Copy out every line of the records where the string "matplotlib" occurs.

(Stored items)
○ ○ ○
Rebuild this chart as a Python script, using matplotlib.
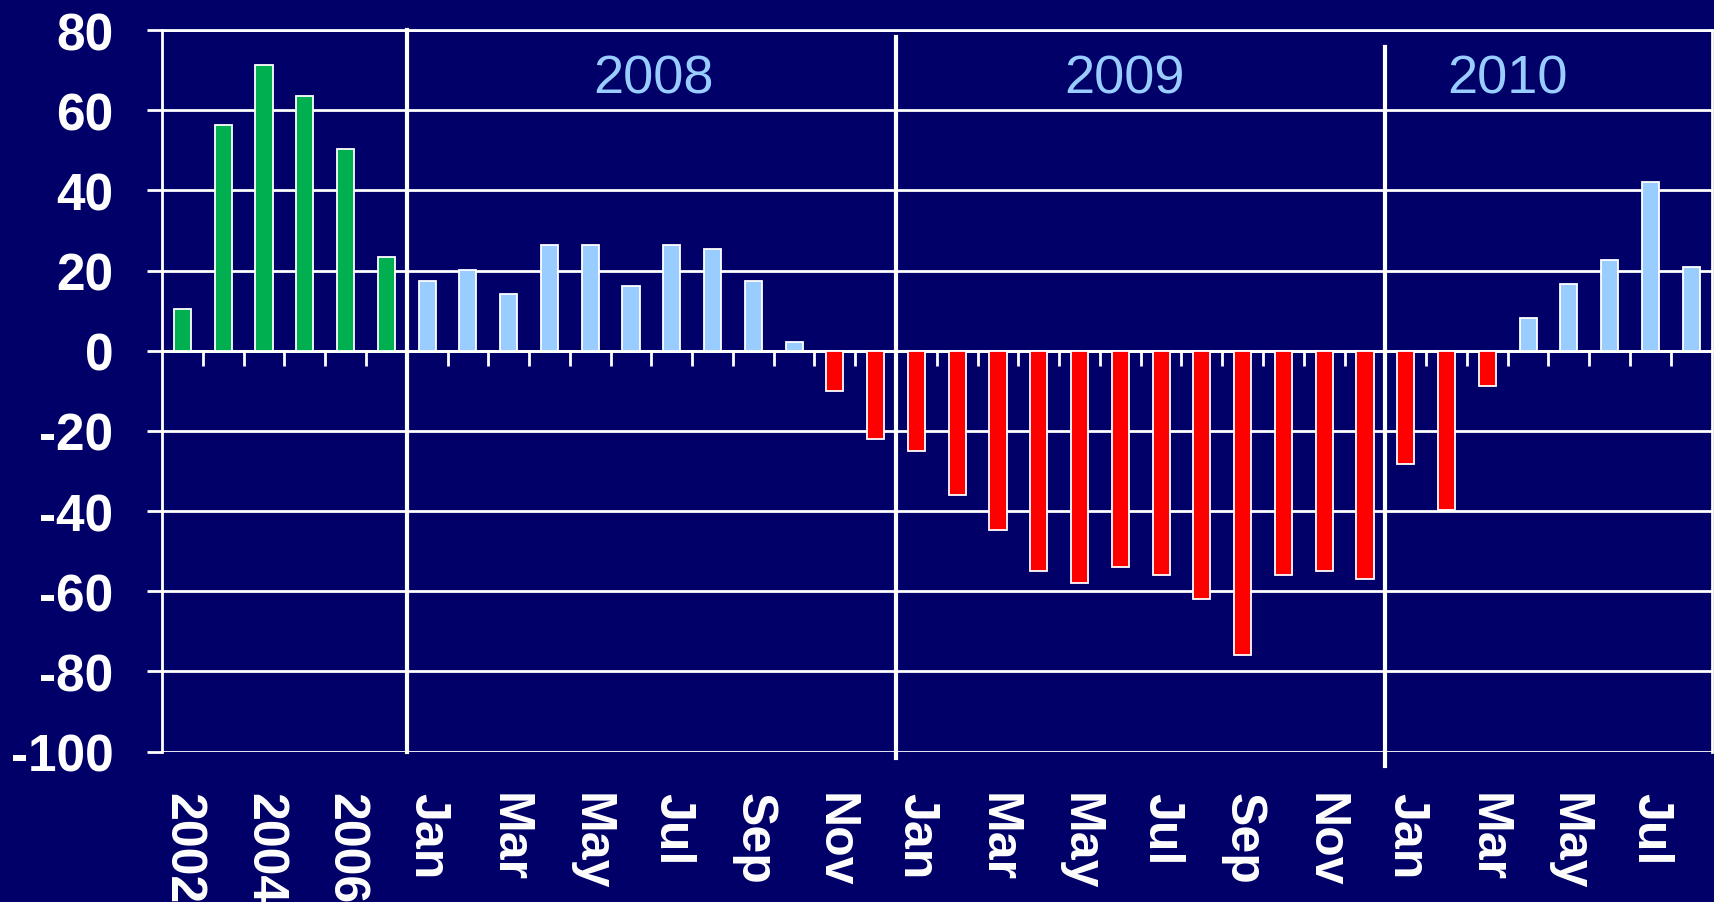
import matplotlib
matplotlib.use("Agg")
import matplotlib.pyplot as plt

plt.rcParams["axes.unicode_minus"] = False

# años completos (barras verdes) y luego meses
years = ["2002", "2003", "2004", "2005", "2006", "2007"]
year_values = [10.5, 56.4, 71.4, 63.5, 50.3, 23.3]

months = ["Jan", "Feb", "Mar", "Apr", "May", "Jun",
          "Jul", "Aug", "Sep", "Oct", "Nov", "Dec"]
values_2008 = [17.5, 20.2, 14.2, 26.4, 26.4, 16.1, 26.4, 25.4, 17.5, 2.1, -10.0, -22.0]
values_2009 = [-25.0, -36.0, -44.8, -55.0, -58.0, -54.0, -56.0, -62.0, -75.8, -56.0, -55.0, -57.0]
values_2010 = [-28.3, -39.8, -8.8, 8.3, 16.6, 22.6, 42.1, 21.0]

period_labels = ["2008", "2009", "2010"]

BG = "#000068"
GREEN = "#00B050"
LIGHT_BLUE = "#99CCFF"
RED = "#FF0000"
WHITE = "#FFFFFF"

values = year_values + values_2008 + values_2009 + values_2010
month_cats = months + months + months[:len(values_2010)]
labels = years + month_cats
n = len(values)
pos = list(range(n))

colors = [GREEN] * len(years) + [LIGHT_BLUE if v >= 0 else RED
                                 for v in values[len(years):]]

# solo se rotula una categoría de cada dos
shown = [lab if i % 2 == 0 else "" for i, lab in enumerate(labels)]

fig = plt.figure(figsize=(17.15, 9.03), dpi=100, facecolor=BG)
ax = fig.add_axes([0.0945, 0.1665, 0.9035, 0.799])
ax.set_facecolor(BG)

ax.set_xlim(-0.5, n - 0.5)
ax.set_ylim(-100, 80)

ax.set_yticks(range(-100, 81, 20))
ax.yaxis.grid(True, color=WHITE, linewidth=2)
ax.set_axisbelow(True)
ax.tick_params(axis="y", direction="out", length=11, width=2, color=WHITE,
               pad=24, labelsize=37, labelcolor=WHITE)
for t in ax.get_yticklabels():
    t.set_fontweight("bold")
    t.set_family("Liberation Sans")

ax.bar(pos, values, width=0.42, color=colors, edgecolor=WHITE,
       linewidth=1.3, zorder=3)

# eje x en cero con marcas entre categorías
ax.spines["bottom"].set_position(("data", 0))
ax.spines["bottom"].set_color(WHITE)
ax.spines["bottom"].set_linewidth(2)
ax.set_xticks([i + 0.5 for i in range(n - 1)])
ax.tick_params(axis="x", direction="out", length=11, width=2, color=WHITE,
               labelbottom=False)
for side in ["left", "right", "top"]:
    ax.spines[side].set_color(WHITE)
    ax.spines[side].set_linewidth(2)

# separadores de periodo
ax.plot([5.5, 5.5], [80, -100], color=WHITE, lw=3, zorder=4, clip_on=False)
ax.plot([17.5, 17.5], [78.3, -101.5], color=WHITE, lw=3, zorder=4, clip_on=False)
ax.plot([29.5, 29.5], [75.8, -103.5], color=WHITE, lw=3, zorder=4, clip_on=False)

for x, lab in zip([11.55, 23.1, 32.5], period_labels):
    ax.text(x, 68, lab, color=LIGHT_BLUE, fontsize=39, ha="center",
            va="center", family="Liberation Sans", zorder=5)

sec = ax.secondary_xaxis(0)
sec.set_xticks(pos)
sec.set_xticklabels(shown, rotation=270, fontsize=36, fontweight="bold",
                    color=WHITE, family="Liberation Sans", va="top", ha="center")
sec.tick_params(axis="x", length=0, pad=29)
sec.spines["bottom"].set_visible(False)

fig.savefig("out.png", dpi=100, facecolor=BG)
○ ○ ○
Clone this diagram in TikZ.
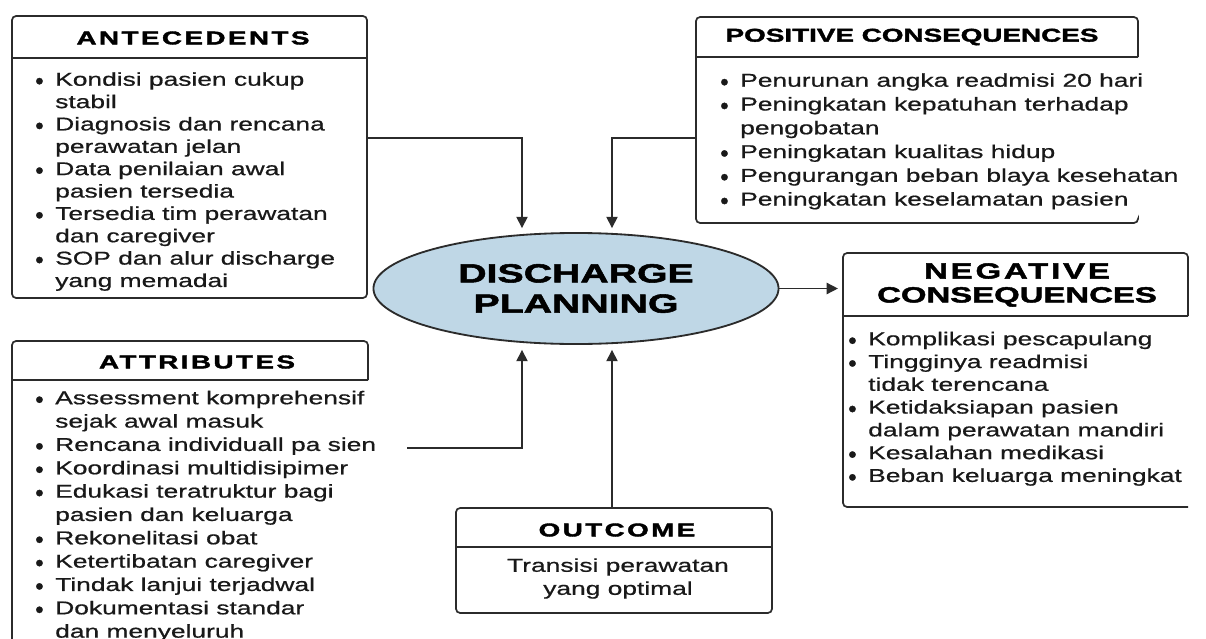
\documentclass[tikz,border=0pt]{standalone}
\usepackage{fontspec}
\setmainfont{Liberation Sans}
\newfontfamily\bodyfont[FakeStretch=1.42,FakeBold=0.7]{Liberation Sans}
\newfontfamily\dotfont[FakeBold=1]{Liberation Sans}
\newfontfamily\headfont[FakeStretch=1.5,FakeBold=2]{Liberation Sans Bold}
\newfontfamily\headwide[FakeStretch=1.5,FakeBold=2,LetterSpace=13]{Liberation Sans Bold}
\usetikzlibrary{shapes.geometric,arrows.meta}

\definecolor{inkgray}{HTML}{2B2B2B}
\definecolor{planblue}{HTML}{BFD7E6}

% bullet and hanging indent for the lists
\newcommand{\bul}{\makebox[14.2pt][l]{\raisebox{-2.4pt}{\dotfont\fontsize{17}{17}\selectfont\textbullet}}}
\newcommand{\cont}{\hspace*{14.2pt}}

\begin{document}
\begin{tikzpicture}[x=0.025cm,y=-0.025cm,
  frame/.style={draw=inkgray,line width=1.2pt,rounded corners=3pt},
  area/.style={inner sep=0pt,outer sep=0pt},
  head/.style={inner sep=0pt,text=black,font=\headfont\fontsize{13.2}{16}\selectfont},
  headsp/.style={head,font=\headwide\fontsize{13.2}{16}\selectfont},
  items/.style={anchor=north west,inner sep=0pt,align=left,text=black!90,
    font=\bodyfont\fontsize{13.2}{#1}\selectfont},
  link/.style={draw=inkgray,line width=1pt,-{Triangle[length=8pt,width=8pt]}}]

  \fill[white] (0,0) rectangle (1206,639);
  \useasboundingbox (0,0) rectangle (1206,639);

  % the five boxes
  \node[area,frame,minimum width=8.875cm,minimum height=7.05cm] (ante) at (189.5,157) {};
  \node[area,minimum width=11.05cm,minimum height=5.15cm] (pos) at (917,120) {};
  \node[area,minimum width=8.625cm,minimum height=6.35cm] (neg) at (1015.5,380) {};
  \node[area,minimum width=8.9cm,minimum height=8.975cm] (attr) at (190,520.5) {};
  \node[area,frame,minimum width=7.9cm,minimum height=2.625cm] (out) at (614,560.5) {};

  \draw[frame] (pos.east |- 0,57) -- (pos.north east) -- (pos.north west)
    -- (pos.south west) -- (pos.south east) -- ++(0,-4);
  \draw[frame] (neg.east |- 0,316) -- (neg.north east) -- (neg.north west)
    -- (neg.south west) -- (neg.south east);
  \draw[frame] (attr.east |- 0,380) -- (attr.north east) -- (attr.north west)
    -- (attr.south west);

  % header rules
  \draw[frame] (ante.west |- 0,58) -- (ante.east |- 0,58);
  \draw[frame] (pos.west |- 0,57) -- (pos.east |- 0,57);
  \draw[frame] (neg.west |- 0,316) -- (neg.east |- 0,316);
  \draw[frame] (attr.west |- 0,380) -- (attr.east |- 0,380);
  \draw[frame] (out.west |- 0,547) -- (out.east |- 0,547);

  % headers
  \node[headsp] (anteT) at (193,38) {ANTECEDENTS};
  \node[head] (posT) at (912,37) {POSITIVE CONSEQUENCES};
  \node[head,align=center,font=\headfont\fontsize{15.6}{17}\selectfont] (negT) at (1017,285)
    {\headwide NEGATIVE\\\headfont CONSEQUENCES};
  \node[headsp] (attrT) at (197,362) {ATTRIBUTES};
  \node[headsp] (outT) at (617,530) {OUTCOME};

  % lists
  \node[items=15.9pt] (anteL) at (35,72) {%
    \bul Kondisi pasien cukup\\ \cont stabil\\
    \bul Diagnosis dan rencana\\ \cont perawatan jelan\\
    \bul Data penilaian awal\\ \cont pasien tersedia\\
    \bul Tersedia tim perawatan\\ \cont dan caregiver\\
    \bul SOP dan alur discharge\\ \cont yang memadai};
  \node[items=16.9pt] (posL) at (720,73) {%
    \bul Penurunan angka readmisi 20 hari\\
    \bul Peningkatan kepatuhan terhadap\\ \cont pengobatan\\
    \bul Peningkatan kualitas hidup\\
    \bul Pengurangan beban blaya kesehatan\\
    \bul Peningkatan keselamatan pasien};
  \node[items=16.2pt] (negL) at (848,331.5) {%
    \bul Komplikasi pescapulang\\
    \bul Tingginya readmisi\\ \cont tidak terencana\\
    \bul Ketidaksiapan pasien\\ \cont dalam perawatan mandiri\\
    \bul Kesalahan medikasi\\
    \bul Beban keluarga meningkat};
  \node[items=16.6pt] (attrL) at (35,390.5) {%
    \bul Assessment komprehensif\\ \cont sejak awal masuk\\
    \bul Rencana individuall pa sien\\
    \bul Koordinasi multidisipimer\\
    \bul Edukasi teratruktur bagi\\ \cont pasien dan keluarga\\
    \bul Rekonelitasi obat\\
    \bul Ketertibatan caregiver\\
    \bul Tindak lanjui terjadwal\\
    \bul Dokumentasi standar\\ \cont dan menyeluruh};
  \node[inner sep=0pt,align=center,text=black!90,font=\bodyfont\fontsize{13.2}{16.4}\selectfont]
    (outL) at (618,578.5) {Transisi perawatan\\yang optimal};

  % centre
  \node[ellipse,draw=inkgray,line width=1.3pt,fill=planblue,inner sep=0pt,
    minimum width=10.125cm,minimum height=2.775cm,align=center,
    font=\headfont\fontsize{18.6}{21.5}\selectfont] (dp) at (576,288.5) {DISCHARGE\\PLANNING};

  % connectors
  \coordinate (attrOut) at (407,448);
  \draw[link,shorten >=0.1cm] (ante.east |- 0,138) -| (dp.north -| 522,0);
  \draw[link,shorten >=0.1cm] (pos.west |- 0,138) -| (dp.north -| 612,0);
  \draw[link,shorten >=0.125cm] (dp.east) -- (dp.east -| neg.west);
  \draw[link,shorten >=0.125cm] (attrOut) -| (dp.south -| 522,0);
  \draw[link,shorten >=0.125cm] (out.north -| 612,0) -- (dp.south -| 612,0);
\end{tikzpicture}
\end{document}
○ ○ ○
# [Result]
Rebuild this chart as a Python script, using matplotlib.
import matplotlib
matplotlib.use("Agg")
import matplotlib.pyplot as plt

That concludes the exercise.